Exercise » Leave out all pictures. Return exactly the lines from the top of the material through the line containing "svg.selectAll('*').remove();".
*-*-*
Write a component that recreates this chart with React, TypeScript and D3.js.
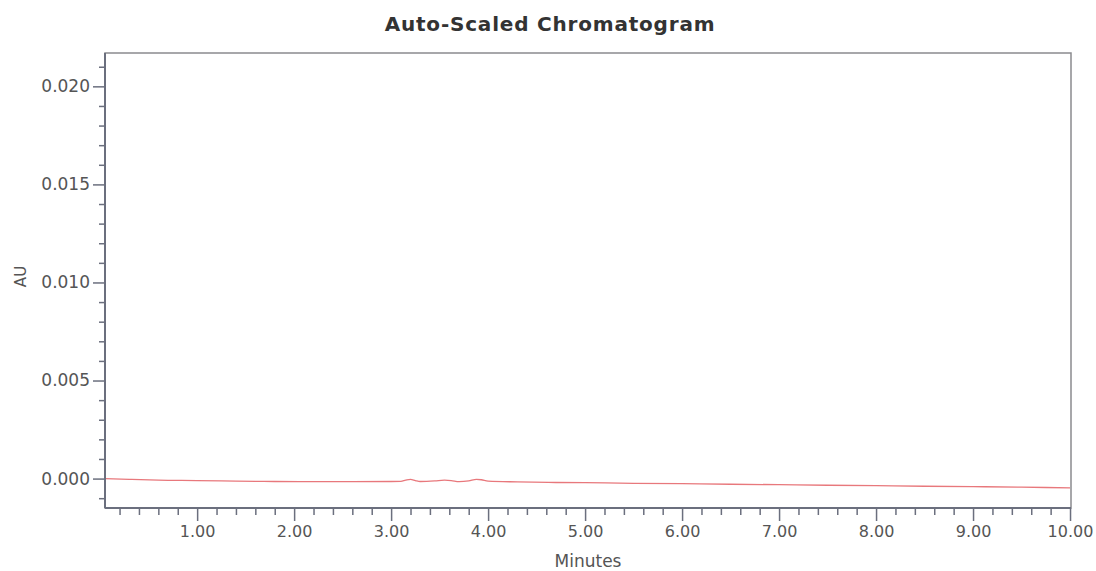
import React, { useRef, useEffect } from 'react';
import * as d3 from 'd3';

// retention time (min) and absorbance (AU)
const times = [0.05, 0.3, 0.6, 1.0, 1.4, 1.8, 2.2, 2.6, 3.0, 3.1, 3.15, 3.2, 3.25, 3.3, 3.45, 3.55, 3.62, 3.7, 3.8, 3.88, 3.93, 4.0, 4.3, 4.7, 5.0, 5.5, 6.0, 6.5, 7.0, 7.5, 8.0, 8.5, 9.0, 9.5, 10.0];
const absorbance = [0.0, -0.00004, -0.00008, -0.0001, -0.00013, -0.00015, -0.00016, -0.00016, -0.00015, -0.00014, -0.00008, -0.00004, -0.0001, -0.00015, -0.00012, -0.00008, -0.0001, -0.00016, -0.00012, -0.00004, -0.00006, -0.00013, -0.00017, -0.0002, -0.00021, -0.00024, -0.00026, -0.00029, -0.00031, -0.00034, -0.00036, -0.00039, -0.00041, -0.00044, -0.00047];

const xMajor = [1, 2, 3, 4, 5, 6, 7, 8, 9, 10];
const yMajor = [0, 0.005, 0.01, 0.015, 0.02];

const W = 1096;
const H = 571;
const box = { left: 105, top: 53, right: 1071, bottom: 508 };
const axisColor = '#6b6f7e';
const textColor = '#555';
const font = '"DejaVu Sans", Arial, sans-serif';

export default function App() {
  const svgRef = useRef<SVGSVGElement>(null);

  useEffect(() => {
    if (!svgRef.current) return;
    const svg = d3.select(svgRef.current);
    svg.selectAll('*').remove();

    const x = d3.scaleLinear().domain([0.05, 10.01]).range([box.left, box.right]);
    const y = d3.scaleLinear().domain([-0.0015, 0.0217]).range([box.bottom, box.top]);

    // frame
    svg.append('rect')
      .attr('x', box.left).attr('y', box.top)
      .attr('width', box.right - box.left).attr('height', box.bottom - box.top)
      .attr('fill', 'none').attr('stroke', '#8a8a8e').attr('stroke-width', 1.5);

    // trace
    const pts = times.map((t, i) => [t, absorbance[i]] as [number, number]);
    svg.append('path')
      .datum(pts)
      .attr('fill', 'none')
      .attr('stroke', '#e8787c')
      .attr('stroke-width', 1.3)
      .attr('d', d3.line<[number, number]>().x(d => x(d[0])).y(d => y(d[1])).curve(d3.curveMonotoneX));

    const styleAxis = (size: number) => (g: d3.Selection<SVGGElement, unknown, null, undefined>) => {
      g.select('.domain').remove();
      g.selectAll('line').attr('stroke', axisColor).attr('stroke-width', 1.5);
      g.selectAll('text')
        .attr('fill', textColor)
        .style('font-family', font)
        .style('font-size', `${size}px`);
    };

    // x minor ticks every 0.2 min
    const xMinor = d3.range(2, 101, 2).map(v => v / 10).filter(v => !xMajor.includes(v));
    svg.append('g')
      .attr('transform', `translate(0,${box.bottom})`)
      .call(d3.axisBottom(x).tickValues(xMinor).tickSize(7).tickFormat(() => ''))
      .call(styleAxis(16));
    svg.append('g')
      .attr('transform', `translate(0,${box.bottom})`)
      .call(d3.axisBottom(x).tickValues(xMajor).tickSize(13).tickPadding(5).tickFormat(d3.format('.2f')))
      .call(styleAxis(16));

    // y minor ticks every 0.001
    const yMinor = d3.range(-1, 22).map(v => v / 1000).filter(v => !yMajor.some(m => Math.abs(m - v) < 1e-9));
    svg.append('g')
      .attr('transform', `translate(${box.left},0)`)
      .call(d3.axisLeft(y).tickValues(yMinor).tickSize(6).tickFormat(() => ''))
      .call(styleAxis(17));
    svg.append('g')
      .attr('transform', `translate(${box.left},0)`)
      .call(d3.axisLeft(y).tickValues(yMajor).tickSize(12).tickPadding(3).tickFormat(d3.format('.3f')))
      .call(styleAxis(17));

    // axis lines (left and bottom drawn darker)
    svg.append('line')
      .attr('x1', box.left).attr('x2', box.left).attr('y1', box.top).attr('y2', box.bottom)
      .attr('stroke', axisColor).attr('stroke-width', 2);
    svg.append('line')
      .attr('x1', box.left).attr('x2', box.right).attr('y1', box.bottom).attr('y2', box.bottom)
      .attr('stroke', axisColor).attr('stroke-width', 2);

    // titles
    svg.append('text')
      .attr('x', 550).attr('y', 31)
      .attr('text-anchor', 'middle')
      .attr('fill', '#333')
      .style('font-family', font)
      .style('font-weight', 'bold')
      .style('font-size', '20px')
      .style('letter-spacing', '0.8px')
      .text('Auto-Scaled Chromatogram');

    svg.append('text')
      .attr('transform', `translate(26,${(box.top + box.bottom) / 2 - 4}) rotate(-90)`)
      .attr('text-anchor', 'middle')
      .attr('fill', textColor)
      .style('font-family', font)
      .style('font-size', '15px')
      .text('AU');

    svg.append('text')
      .attr('x', (box.left + box.right) / 2).attr('y', 567)
      .attr('text-anchor', 'middle')
      .attr('fill', textColor)
      .style('font-family', font)
      .style('font-size', '17px')
      .text('Minutes');
  }, []);

  return (
    <svg
      ref={svgRef}
      width={W}
      height={H}
      style={{ position: 'absolute', left: 0, top: 0, background: '#fff' }}
    />
  );
}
*-*-*
Result for this exercise »
Write a component that recreates this chart with React, TypeScript and D3.js.
import React, { useRef, useEffect } from 'react';
import * as d3 from 'd3';

// retention time (min) and absorbance (AU)
const times = [0.05, 0.3, 0.6, 1.0, 1.4, 1.8, 2.2, 2.6, 3.0, 3.1, 3.15, 3.2, 3.25, 3.3, 3.45, 3.55, 3.62, 3.7, 3.8, 3.88, 3.93, 4.0, 4.3, 4.7, 5.0, 5.5, 6.0, 6.5, 7.0, 7.5, 8.0, 8.5, 9.0, 9.5, 10.0];
const absorbance = [0.0, -0.00004, -0.00008, -0.0001, -0.00013, -0.00015, -0.00016, -0.00016, -0.00015, -0.00014, -0.00008, -0.00004, -0.0001, -0.00015, -0.00012, -0.00008, -0.0001, -0.00016, -0.00012, -0.00004, -0.00006, -0.00013, -0.00017, -0.0002, -0.00021, -0.00024, -0.00026, -0.00029, -0.00031, -0.00034, -0.00036, -0.00039, -0.00041, -0.00044, -0.00047];

const xMajor = [1, 2, 3, 4, 5, 6, 7, 8, 9, 10];
const yMajor = [0, 0.005, 0.01, 0.015, 0.02];

const W = 1096;
const H = 571;
const box = { left: 105, top: 53, right: 1071, bottom: 508 };
const axisColor = '#6b6f7e';
const textColor = '#555';
const font = '"DejaVu Sans", Arial, sans-serif';

export default function App() {
  const svgRef = useRef<SVGSVGElement>(null);

  useEffect(() => {
    if (!svgRef.current) return;
    const svg = d3.select(svgRef.current);
    svg.selectAll('*').remove();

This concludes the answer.